In the records below, reproduce exactly the lines from the one containing "Generate a LaTeX" through the one containing "(10,455) -- (445,455);", both included, and omit the pictures.

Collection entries
==*==

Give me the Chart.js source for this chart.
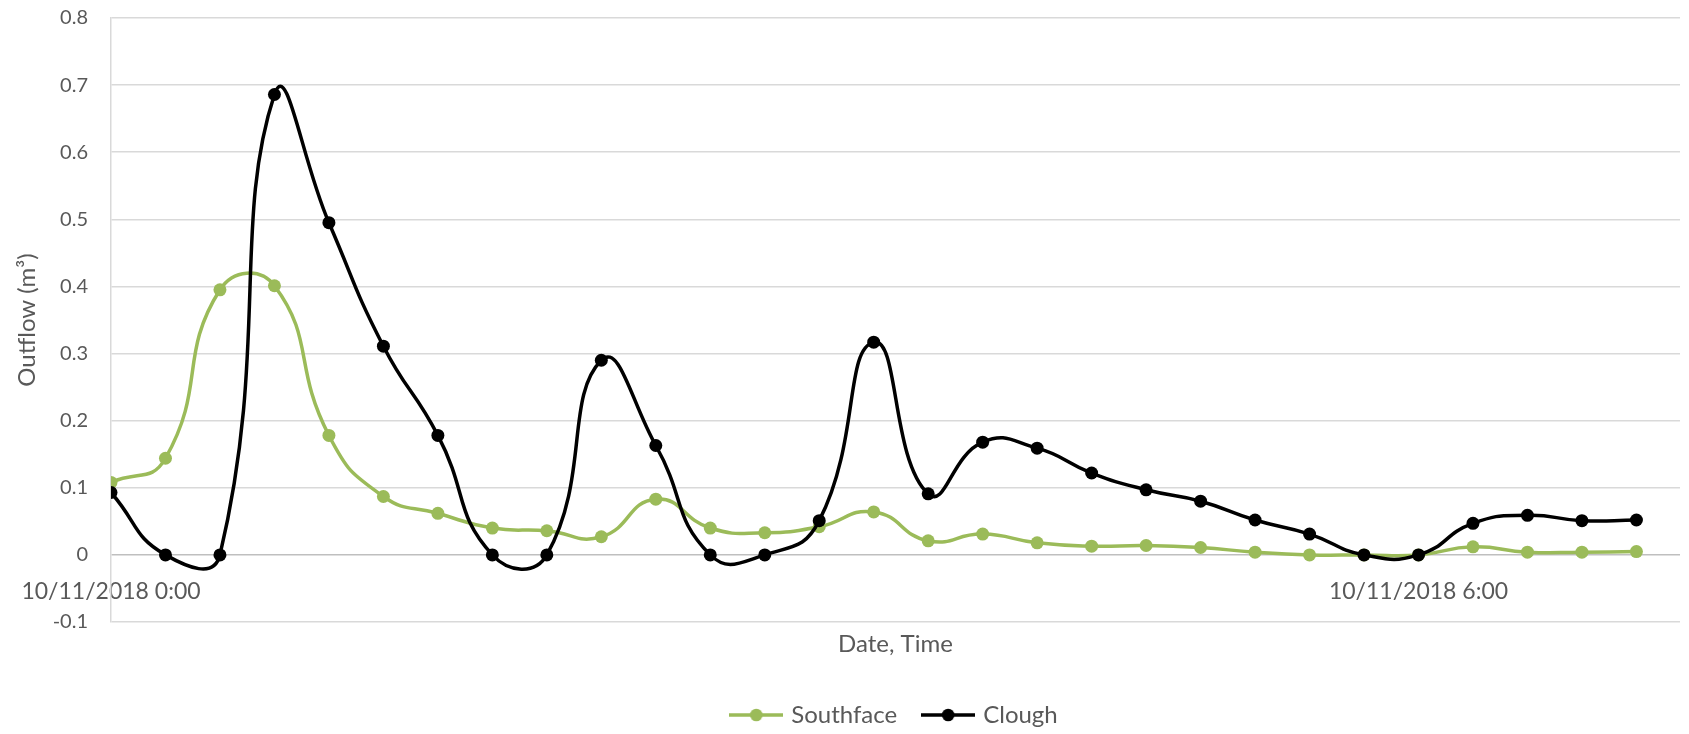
<!DOCTYPE html>
<html>
<head>
<meta charset="utf-8">
<script src="https://cdn.jsdelivr.net/npm/chart.js@4/dist/chart.umd.min.js"></script>
<style>
  html, body { margin: 0; padding: 0; background: #ffffff; }
  #wrap { width: 1689px; height: 734px; position: relative; }
</style>
</head>
<body>
<div id="wrap"><canvas id="chart"></canvas></div>
<script>
// Outflow readings every 15 minutes on 10/11/2018
const dateLabel = '10/11/2018';
const times = ['0:00', '0:15', '0:30', '0:45', '1:00', '1:15', '1:30', '1:45',
               '2:00', '2:15', '2:30', '2:45', '3:00', '3:15', '3:30', '3:45',
               '4:00', '4:15', '4:30', '4:45', '5:00', '5:15', '5:30', '5:45',
               '6:00', '6:15', '6:30', '6:45', '7:00'];
const labelledTimes = ['0:00', '6:00'];

const southface = [0.108, 0.144, 0.395, 0.401, 0.178, 0.087, 0.062, 0.040, 0.036, 0.027,
                   0.083, 0.040, 0.033, 0.042, 0.064, 0.021, 0.031, 0.018, 0.013, 0.014,
                   0.011, 0.004, 0.000, 0.000, 0.000, 0.012, 0.004, 0.004, 0.005];
const clough = [0.093, 0.000, 0.000, 0.686, 0.495, 0.311, 0.178, 0.000, 0.000, 0.290,
                0.163, 0.000, 0.000, 0.051, 0.317, 0.091, 0.168, 0.159, 0.122, 0.097,
                0.080, 0.052, 0.031, 0.000, 0.000, 0.047, 0.059, 0.051, 0.052];

const yMin = -0.1, yMax = 0.8, yStep = 0.1;

const FONT = 'Lato, "Open Sans", sans-serif';
const TEXT = '#595959';
const GREEN = '#9BBB59';
const BLACK = '#000000';

const toPoints = arr => arr.map((v, i) => ({ x: i, y: v }));

// Legend marker: a short line with a dot in the middle
function legendMarker(color) {
  const c = document.createElement('canvas');
  c.width = 54; c.height = 16;
  const g = c.getContext('2d');
  g.strokeStyle = color; g.lineWidth = 3.5;
  g.beginPath(); g.moveTo(0, 8); g.lineTo(54, 8); g.stroke();
  g.fillStyle = color;
  g.beginPath(); g.arc(27, 8, 6.3, 0, Math.PI * 2); g.fill();
  return c;
}
const markers = [legendMarker(GREEN), legendMarker(BLACK)];

const seriesStyle = color => ({
  borderColor: color,
  backgroundColor: color,
  pointBackgroundColor: color,
  pointBorderColor: color,
  borderWidth: 3.5,
  pointRadius: 6.5,
  pointBorderWidth: 0,
  tension: 0.5,
  fill: false
});

new Chart(document.getElementById('chart'), {
  type: 'line',
  data: {
    datasets: [
      Object.assign({ label: 'Southface', data: toPoints(southface), order: 2 }, seriesStyle(GREEN)),
      Object.assign({ label: 'Clough', data: toPoints(clough), order: 1 }, seriesStyle(BLACK))
    ]
  },
  options: {
    responsive: true,
    maintainAspectRatio: false,
    animation: false,
    layout: { padding: { left: 0, right: 9, top: 18, bottom: -3 } },
    plugins: {
      tooltip: { enabled: false },
      legend: {
        position: 'bottom',
        fullSize: false,
        labels: {
          usePointStyle: true,
          pointStyleWidth: 46,
          padding: 28,
          color: TEXT,
          font: { family: FONT, size: 24 },
          generateLabels(chart) {
            const items = Chart.defaults.plugins.legend.labels.generateLabels(chart);
            items.sort((a, b) => a.datasetIndex - b.datasetIndex);
            items.forEach(it => { it.pointStyle = markers[it.datasetIndex]; });
            return items;
          }
        }
      }
    },
    scales: {
      x: {
        type: 'linear',
        min: 0,
        max: 28.8,
        grid: { display: false, drawTicks: false },
        border: { display: false },
        afterBuildTicks(scale) {
          scale.ticks = labelledTimes.map(t => ({ value: times.indexOf(t) }));
        },
        afterFit(scale) {
          // date labels sit just under the zero line, inside the plot
          scale.height = 53;
          scale.paddingLeft = 0;
          scale.paddingRight = 0;
        },
        ticks: {
          autoSkip: false,
          maxRotation: 0,
          mirror: true,
          padding: 16.8,
          color: TEXT,
          font: { family: FONT, size: 23 },
          callback: v => dateLabel + ' ' + times[v]
        },
        title: {
          display: true,
          text: 'Date, Time',
          color: TEXT,
          font: { family: FONT, size: 24 },
          padding: { top: 0, bottom: 16.6 }
        }
      },
      y: {
        min: yMin,
        max: yMax,
        afterFit(scale) {
          scale.width = 111;
          scale.paddingTop = 0;
          scale.paddingBottom = 0;
        },
        ticks: {
          stepSize: yStep,
          padding: 23,
          color: TEXT,
          font: { family: FONT, size: 20 },
          callback: v => String(Math.round(v * 10) / 10)
        },
        grid: {
          drawTicks: false,
          lineWidth: 1.5,
          color: ctx => (ctx.tick && Math.abs(ctx.tick.value) < 1e-9) ? '#bfbfbf' : '#d9d9d9'
        },
        border: { color: '#d9d9d9', width: 1.5 },
        title: {
          display: true,
          text: 'Outflow (m³)',
          color: TEXT,
          font: { family: FONT, size: 24 },
          padding: { top: 12.6, bottom: 0 }
        }
      }
    }
  }
});
</script>
</body>
</html>
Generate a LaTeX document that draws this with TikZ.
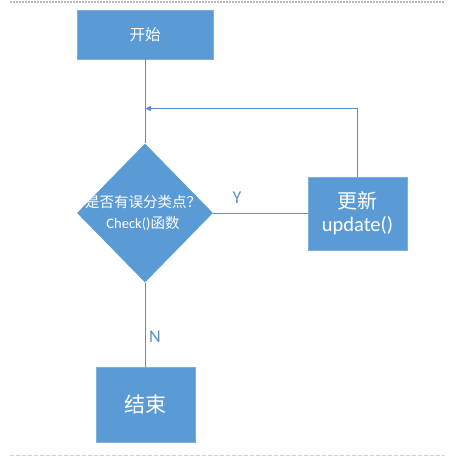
\documentclass[tikz,border=0pt]{standalone}
\usepackage{fontspec}
\setmainfont{Carlito}
\newfontfamily\cjk{Noto Sans CJK SC}
\usetikzlibrary{shapes.geometric,arrows.meta}
\definecolor{flowblue}{HTML}{5B9BD5}
\definecolor{flowline}{HTML}{5A8FCB}
\def\fsize#1{\fontsize{#1bp}{#1bp}\selectfont}
\tikzset{
  stepbox/.style = {rectangle, fill=flowblue, draw=flowblue!80!white,
    text=white, inner sep=0pt, align=center},
  decision/.style = {diamond, fill=flowblue, inner sep=0pt,
    minimum width=136bp, minimum height=139bp},
  flow/.style = {draw=flowline, line width=0.8bp},
  branch/.style = {text=flowline, inner sep=0pt},
  pagerule/.style = {draw=gray!55, dash pattern=on 2bp off 1bp}
}

\begin{document}
\begin{tikzpicture}[x=1bp, y=-1bp]
  \useasboundingbox (0,0) rectangle (468,462);

  % page edges
  \draw [pagerule, line width=1.6bp] (10,2) -- (445,2);
  \draw [pagerule, draw=gray!35, dash pattern=on 4bp off 2bp, line width=0.6bp] (10,455) -- (445,455);

  \node [stepbox, minimum width=136bp, minimum height=49bp] (start) at (145,34.5)
    {\cjk\fsize{15.5}开始};
  \node [decision] (check) at (145,213) {};
  \node [text=white, align=center, inner sep=0pt] (checktext) at (143,213)
    {\cjk\fsize{14.5}是否有误分类点？\\[7bp]\fsize{14.5}Check()\cjk 函数};
  \node [stepbox, minimum width=99bp, minimum height=73bp] (update) at (357.5,213.5)
    {{\cjk\fsize{20}更新}\\[5bp]\fsize{20.5}update()};
  \node [stepbox, minimum width=99bp, minimum height=75bp] (finish) at (145.5,405)
    {\cjk\fsize{21}结束};
  \coordinate (merge) at (145,108.5);

  \node [branch] (ylabel) at (237,198) {\fsize{18}Y};
  \node [branch] (nlabel) at (155,337) {\fsize{18}N};

  \draw [flow] (start) -- (check);
  \draw [flow] (check.east) -- (check.east -| update.west);
  \draw [flow, -{Triangle[length=6bp, width=5bp]}] (update.north) |- (merge);
  \draw [flow] (check.south) -- (check.south |- finish.north);

\end{tikzpicture}
\end{document}
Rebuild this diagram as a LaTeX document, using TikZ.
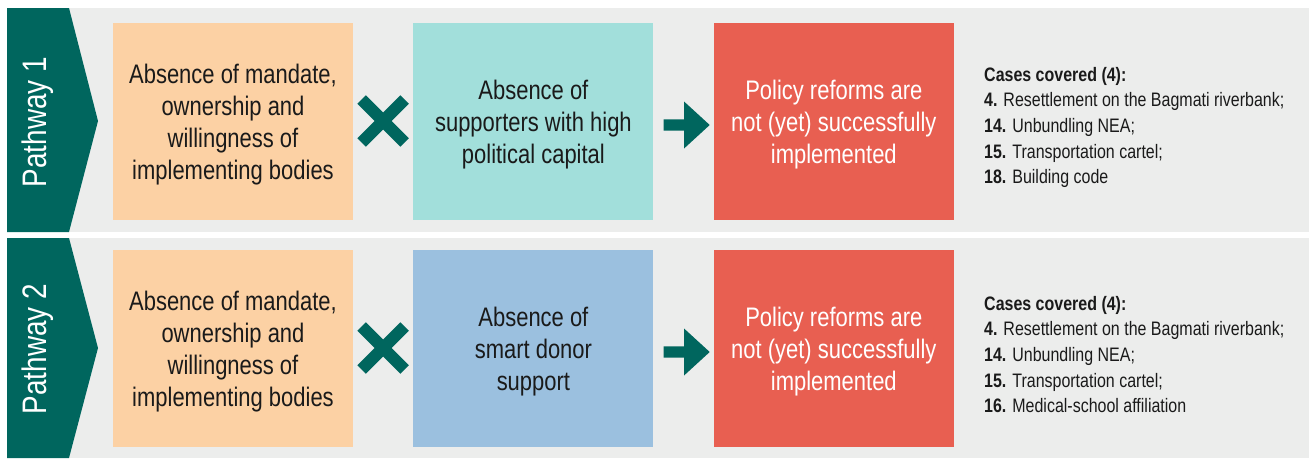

==*==

• **EXPECTED ANSWER**:
Generate a LaTeX document that draws this with TikZ.
\documentclass[tikz,border=0pt]{standalone}
\usepackage{fontspec}
\setmainfont{Carlito}
\newfontfamily\cjk{Noto Sans CJK SC}
\usetikzlibrary{shapes.geometric,arrows.meta}
\definecolor{flowblue}{HTML}{5B9BD5}
\definecolor{flowline}{HTML}{5A8FCB}
\def\fsize#1{\fontsize{#1bp}{#1bp}\selectfont}
\tikzset{
  stepbox/.style = {rectangle, fill=flowblue, draw=flowblue!80!white,
    text=white, inner sep=0pt, align=center},
  decision/.style = {diamond, fill=flowblue, inner sep=0pt,
    minimum width=136bp, minimum height=139bp},
  flow/.style = {draw=flowline, line width=0.8bp},
  branch/.style = {text=flowline, inner sep=0pt},
  pagerule/.style = {draw=gray!55, dash pattern=on 2bp off 1bp}
}

\begin{document}
\begin{tikzpicture}[x=1bp, y=-1bp]
  \useasboundingbox (0,0) rectangle (468,462);

  % page edges
  \draw [pagerule, line width=1.6bp] (10,2) -- (445,2);
  \draw [pagerule, draw=gray!35, dash pattern=on 4bp off 2bp, line width=0.6bp] (10,455) -- (445,455);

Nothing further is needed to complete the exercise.